Baseline: Parquet and object storage
The configured Vane Data build includes Parquet and httpfs support. That makes Parquet on local or S3-compatible storage the safest baseline for lakehouse handoff.
import vane con = vane.connect() con.execute("LOAD httpfs") con.execute("SET s3_region='us-east-1'") con.execute("SET s3_url_style='path'") rel = con.sql(""" select * from read_parquet('s3://bucket/raw/table/*.parquet') where event_date is not null """)
Use SQL to reduce the data before Python UDFs or AI calls run.
Curate Parquet outputs
After filtering and enrichment, write the resulting relation to a staging prefix.
# `enriched` is the relation produced by your SQL, UDF, or AI pipeline. enriched.write_parquet( "s3://bucket/curated/events/run_id/", partition_by=["event_date"], )
Write to a run-specific location first. Promote, register, or commit the output only after validation succeeds.
Iceberg extension boundary
Vane Data does not define a Vane-specific Iceberg catalog API.

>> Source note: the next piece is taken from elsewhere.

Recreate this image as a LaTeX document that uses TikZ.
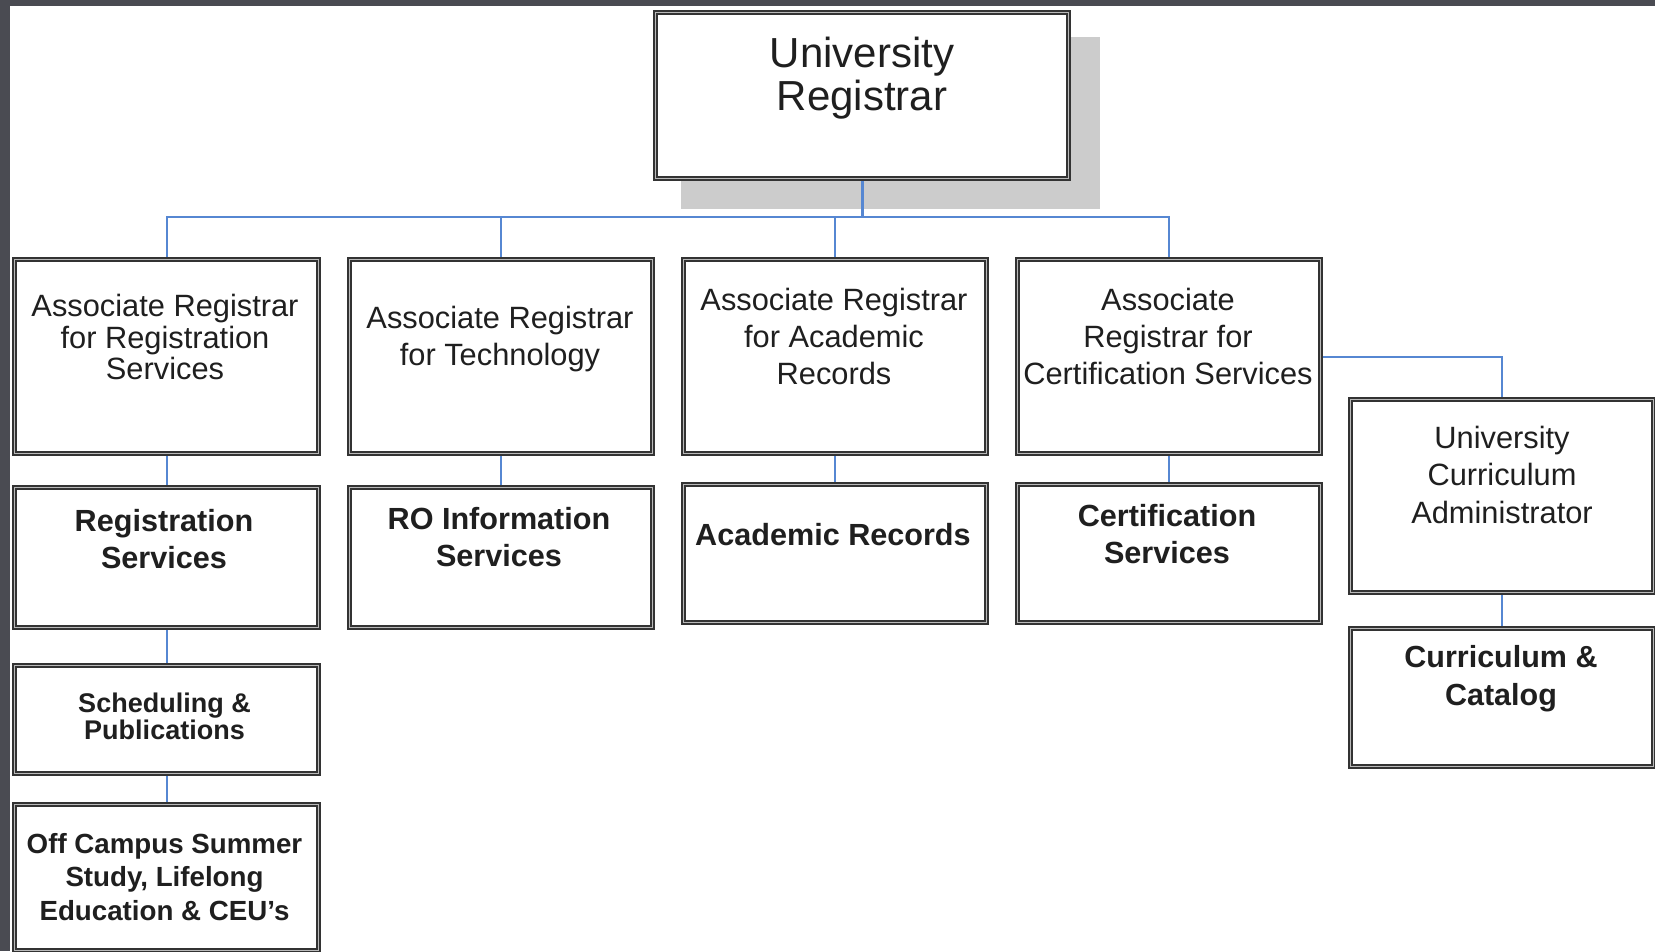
\documentclass[tikz,border=0pt]{standalone}
\usepackage{fontspec}
\setmainfont{Liberation Sans}
\usetikzlibrary{backgrounds}
\definecolor{framegray}{RGB}{74,75,82}
\definecolor{connblue}{RGB}{86,135,210}
\definecolor{shadowgray}{RGB}{204,204,204}
\tikzset{
  orgbox/.style={draw=black!80, double=gray!55, line width=1.6pt, double distance=1.6pt,
    fill=white, inner sep=0pt, outer sep=0pt, minimum width=303.2pt, minimum height=#1},
  conn/.style={draw=connblue, line width=2pt},
  trunk/.style={draw=connblue, line width=3pt},
  lbl/.style={anchor=north, align=center, inner sep=0pt, text=black!88},
  regtxt/.style={lbl, font=\fontsize{30.8pt}{37pt}\selectfont},
  bldtxt/.style={lbl, font=\fontsize{30.6pt}{37pt}\selectfont\bfseries},
}
\begin{document}
\begin{tikzpicture}[x=1pt,y=-1pt]
\useasboundingbox (0,0) rectangle (1655,951);

% boxes
\node[orgbox=166.2pt, minimum width=413.2pt] (top) at (862,95.5) {};
\node[orgbox=194.2pt, minimum width=304.2pt] (b1) at (166.5,356.5) {};
\node[orgbox=194.2pt] (b2) at (501,356.5) {};
\node[orgbox=194.2pt] (b3) at (835,356.5) {};
\node[orgbox=194.2pt] (b4) at (1169,356.5) {};
\node[orgbox=140.2pt, minimum width=304.2pt] (r1) at (166.5,557.5) {};
\node[orgbox=140.2pt] (r2) at (501,557.5) {};
\node[orgbox=138.2pt] (r3) at (835,553.5) {};
\node[orgbox=138.2pt] (r4) at (1169,553.5) {};
\node[orgbox=108.2pt, minimum width=304.2pt] (sched) at (166.5,719.5) {};
\node[orgbox=146.2pt, minimum width=304.2pt] (off) at (166.5,877.5) {};
\node[orgbox=193.2pt] (uca) at (1502,496) {};
\node[orgbox=138.2pt] (cat) at (1502,697.5) {};

% texts
\node[lbl, font=\fontsize{42pt}{43.3pt}\selectfont] (ttop) at (862,36.5) {University\\Registrar};
\node[regtxt, font=\fontsize{30.8pt}{31.7pt}\selectfont] (tb1) at (165,293.8) {Associate Registrar\\for Registration\\Services};
\node[regtxt] (tb2) at (500,305.8) {Associate Registrar\\for Technology};
\node[regtxt] (tb3) at (834,287.8) {Associate Registrar\\for Academic\\Records};
\node[regtxt] (tb4) at (1168,287.8) {Associate\\Registrar for\\Certification Services};
\node[regtxt, font=\fontsize{30.8pt}{37.4pt}\selectfont] (tuca) at (1502,425.8) {University\\Curriculum\\Administrator};
\node[bldtxt] (tr1) at (164,509) {Registration\\Services};
\node[bldtxt] (tr2) at (499,507) {RO Information\\Services};
\node[bldtxt] (tr3) at (833,523) {Academic Records};
\node[bldtxt] (tr4) at (1167,504) {Certification\\Services};
\node[lbl, font=\fontsize{27pt}{27.6pt}\selectfont\bfseries] (tsched) at (164.5,692.3) {Scheduling \&\\Publications};
\node[lbl, font=\fontsize{27.7pt}{33.3pt}\selectfont\bfseries] (toff) at (164.5,833.4) {Off Campus Summer\\Study, Lifelong\\Education \& CEU’s};
\node[lbl, font=\fontsize{30.5pt}{37.7pt}\selectfont\bfseries] (tcat) at (1501,645.3) {Curriculum \&\\Catalog};

\coordinate (bus) at (862,217);

\begin{pgfonlayer}{background}
  \fill[white] (0,0) rectangle (1655,951);
  \fill[shadowgray] (681,37) rectangle (1100,209);
  \draw[trunk] (top.south) -- (bus);
  \draw[conn] (b1.north) |- (bus) -| (b4.north);
  \draw[conn] (b2.north) -- (b2.north |- bus);
  \draw[conn] (b3.north) -- (b3.north |- bus);
  \draw[conn] (b1.south) -- (r1.north);
  \draw[conn] (b2.south) -- (r2.north);
  \draw[conn] (b3.south) -- (r3.north);
  \draw[conn] (b4.south) -- (r4.north);
  \draw[conn] (r1.south) -- (sched.north);
  \draw[conn] (sched.south) -- (off.north);
  \draw[conn] (b4.east) -| (uca.north);
  \draw[conn] (uca.south) -- (cat.north);
\end{pgfonlayer}

% dark frame strips
\fill[framegray] (0,0) rectangle (1655,6);
\fill[framegray] (0,0) rectangle (10,951);
\end{tikzpicture}
\end{document}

If your runtime has DuckDB's Iceberg extension available, use the documented DuckDB SQL interface for that extension:
INSTALL iceberg; LOAD iceberg; -- Use the table functions and options documented by your DuckDB/Iceberg runtime.
Verify Iceberg extension availability, catalog configuration, authentication, and supported read/write behavior in your target runtime before making it a production dependency.
Recommended lakehouse pattern
Use Vane Data for:
- Reading Parquet or extension-backed table data through DuckDB-compatible SQL.
- Filtering and projecting source rows before expensive Python stages.
- Running Python UDFs for parsing, feature extraction, media processing, or model inference.
- Adding embeddings, labels, prompts, or model scores as table columns.
- Writing validated Parquet outputs for downstream registration or ingestion.
Use your lakehouse stack for:
- Catalog registration.
- Iceberg snapshot commits.
- Transactional table updates.
- Permissions and governance.
- Cross-engine consistency semantics.
This separation keeps Vane Data focused on dataset preparation and avoids implying that Vane Data owns catalog-level table semantics.
Validation checklist
Before registering or promoting Vane Data output:
- Verify row counts against the source selection.
- Check partition columns and partition cardinality.
- Confirm column names, types, nullability, and timestamp semantics.
- Validate nested columns, arrays, embeddings, or JSON columns with the downstream table format.
- Keep the run prefix immutable after validation.
- Let the lakehouse catalog tool perform the final table commit when governed table semantics matter.
Ray-backed preparation
Use Ray when the preparation step needs distributed scans, writes, UDFs, or model workers:
import vane vane.configure(runner="ray")
Every Ray worker must be able to access the same object storage, credentials, Python packages, model files, and runtime extension configuration as the driver.
Scope notes
This guide documents Vane Data's lakehouse boundary: DuckDB-compatible reads, Python and AI enrichment, Parquet writes, and handoff to the catalog or table-management system that owns Iceberg semantics.